Solution: Always use <= to ensure ties are broken in favor of the most recent voter:

# CORRECT - Handles both cases: more votes OR tied votes
if vote_counter[current_leader] <= vote_counter[person]:
    current_leader = person

2. Off-by-One Error in Binary Search

Pitfall: Using bisect_left instead of bisect_right, or forgetting to subtract 1:

# WRONG - bisect_left might give incorrect results for exact matches
index = bisect.bisect_left(self.times, t)

# WRONG - forgetting to subtract 1
index = bisect.bisect_right(self.times, t)

Solution: Use bisect_right and subtract 1 to get the last vote at or before time t:

# CORRECT
index = bisect.bisect_right(self.times, t) - 1

3. Not Handling Edge Cases

Pitfall: Not considering queries for times before the first vote:

def q(self, t: int) -> int:
    index = bisect.bisect_right(self.times, t) - 1
    # If t < times[0], index becomes -1, causing incorrect array access
    return self.leading_candidates[index]

Solution: Add validation or ensure the problem constraints guarantee valid queries:

def q(self, t: int) -> int:
    index = bisect.bisect_right(self.times, t) - 1
    # Ensure index is valid (though usually guaranteed by problem constraints)
    if index < 0:
        return -1  # or handle according to requirements
    return self.leading_candidates[index]

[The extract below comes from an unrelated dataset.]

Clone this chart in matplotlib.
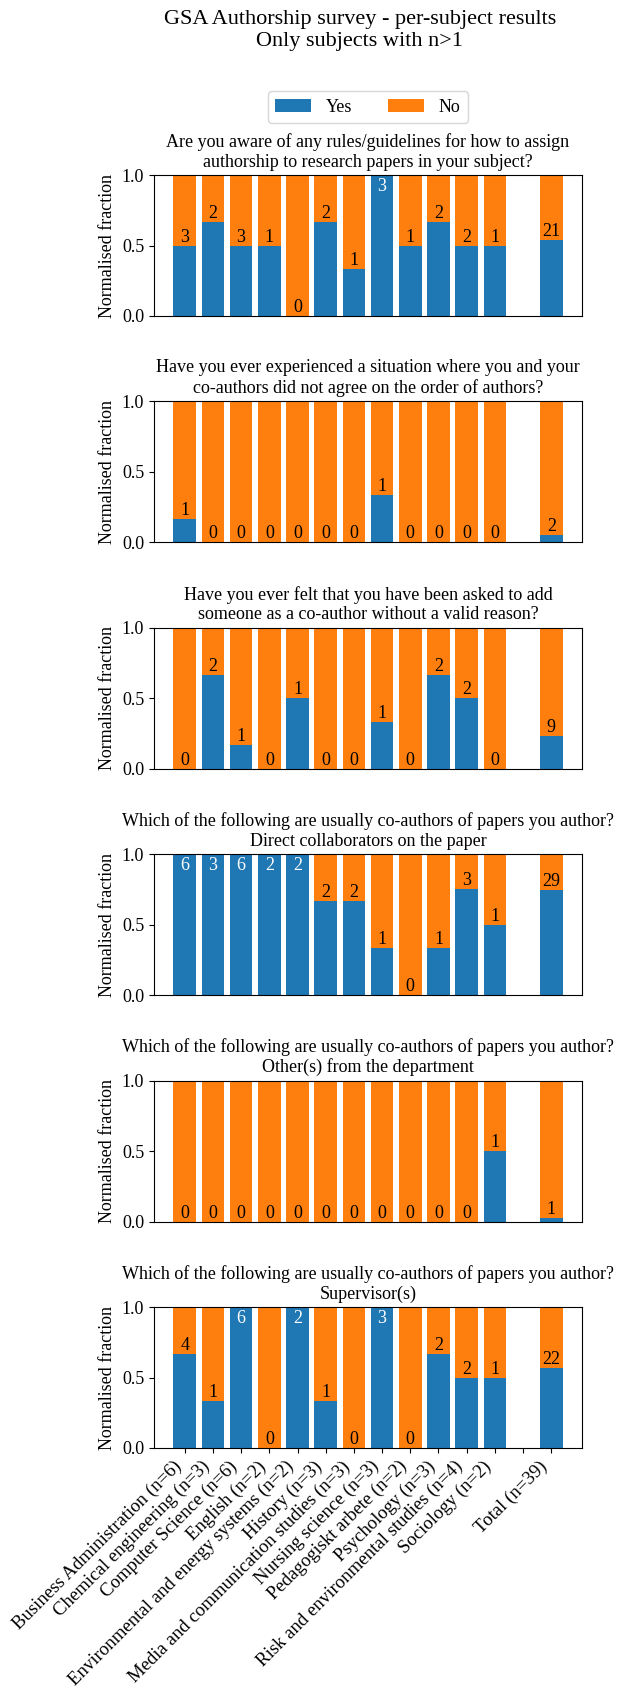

4. Inefficient Query Implementation

Pitfall: Recalculating the leader for each query instead of precomputing:

# WRONG - O(n) per query
def q(self, t: int) -> int:
    vote_count = Counter()
    leader = -1
    for i in range(len(self.times)):
        if self.times[i] <= t:
            vote_count[self.persons[i]] += 1
            # Recalculate leader...
    return leader

Solution: Precompute leaders during initialization and use binary search for O(log n) queries.